All of the results will then be saved under the ./llm_select/results/linear_compare
folder, which will be automatically created when the script is run for the first time.
In the large-scale dataset experiments, we compare our LLM-based feature selection methods against LassoNet (Lemhadri et al., 2021), the LASSO (Tibshirani, 1996), maximum relevance minimum redundancy selection (MRMR; Ding and Peng, 2005), HSIC-Lasso (Yamada et al., 2014), and Concrete Autoencoders (CAE; Balin et al., 2019).

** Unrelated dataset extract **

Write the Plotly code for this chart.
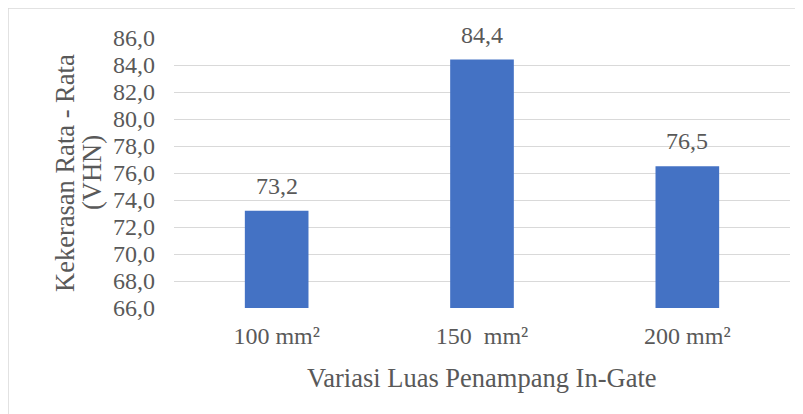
import plotly.graph_objects as go

categories = ["100 mm²", "150\u00a0 mm²", "200 mm²"]
values = [73.2, 84.4, 76.5]
y_ticks = [66, 68, 70, 72, 74, 76, 78, 80, 82, 84, 86]
y_tick_labels = [f"{v:.1f}".replace(".", ",") for v in y_ticks]
value_labels = [f"{v:.1f}".replace(".", ",") for v in values]

FONT = "Liberation Serif, Times New Roman, serif"
GRAY = "#595959"

# page has an 8px body margin; figure coordinates are offset accordingly
OFF = 8
L, T, R, B = 174 - OFF, 38 - OFF, 13, 106
W, H = 803 - OFF, 414 - OFF
PW, PH = W - L - R, H - T - B

fig = go.Figure(go.Bar(x=categories, y=values, marker=dict(color="#4472C4", line=dict(width=0)),
                       hoverinfo="skip"))

annotations = []
for c, v, t in zip(categories, values, value_labels):
    annotations.append(dict(x=c, y=v, xref="x", yref="y", text=t, showarrow=False,
                            yanchor="bottom", yshift=10,
                            font=dict(family=FONT, size=24, color=GRAY)))

# axis titles
annotations.append(dict(x=(65 - 174) / PW, y=0.5, xref="paper", yref="paper",
                        text="Kekerasan Rata - Rata", textangle=-90, showarrow=False,
                        xanchor="center", yanchor="middle",
                        font=dict(family=FONT, size=26.5, color=GRAY)))
annotations.append(dict(x=(92 - 174) / PW, y=0.5, xref="paper", yref="paper",
                        text="(VHN)", textangle=-90, showarrow=False,
                        xanchor="center", yanchor="middle",
                        font=dict(family=FONT, size=26.5, color=GRAY)))
annotations.append(dict(x=0.5, y=(308 - 378) / PH, xref="paper", yref="paper",
                        text="Variasi Luas Penampang In-Gate", showarrow=False,
                        xanchor="center", yanchor="middle",
                        font=dict(family=FONT, size=26.5, color=GRAY)))

fig.update_layout(
    width=W, height=H,
    margin=dict(l=L, r=R, t=T, b=B),
    paper_bgcolor="white", plot_bgcolor="white",
    bargap=0.69,
    showlegend=False,
    separators=",.",
    annotations=annotations,
    shapes=[dict(type="rect", xref="paper", yref="paper",
                 x0=(8 - 174) / PW, x1=1.2, y0=-0.6, y1=1 + 30 / PH,
                 line=dict(color="#d9d9d9", width=1.5), fillcolor="rgba(0,0,0,0)", layer="below")],
)
fig.update_xaxes(showgrid=False, showline=False, zeroline=False, ticks="",
                 tickfont=dict(family=FONT, size=24, color=GRAY), ticklabelstandoff=11)
fig.update_yaxes(range=[66, 86], tickvals=y_ticks, ticktext=y_tick_labels,
                 showgrid=True, gridcolor="#d9d9d9", gridwidth=1.3, zeroline=False, showline=False,
                 ticks="", tickfont=dict(family=FONT, size=24, color=GRAY), ticklabelstandoff=18)

fig.write_html("out.html")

Given that regularization path computation and feature selection based on these methods can take a long time for datasets with a large number of features, we precompute the binary feature masks before running the main experiments. To precompute the binary feature masks, move to ./llm_select/selection
and run the following bash scripts:
./run_lassonet.sh
./run_glasso.sh
./run_mrmr.sh
./run_hsic_lasso.sh
./run_cae.sh
All of the feature masks (and the computed regularization paths, if applicable) will then be saved under ./llm_select/selection/<method>
(e.g., ./llm_select/selection/lassonet
). These feature masks will then be automatically used by the large-scale dataset experiment scripts.
To run the large-scale dataset experiments, move to ./llm_select
and run the following bash script:
./run_large_exp.sh
All of the results will then be saved under ./llm_select/results/benchmark/
, which will be automatically created when the script is run for the first time.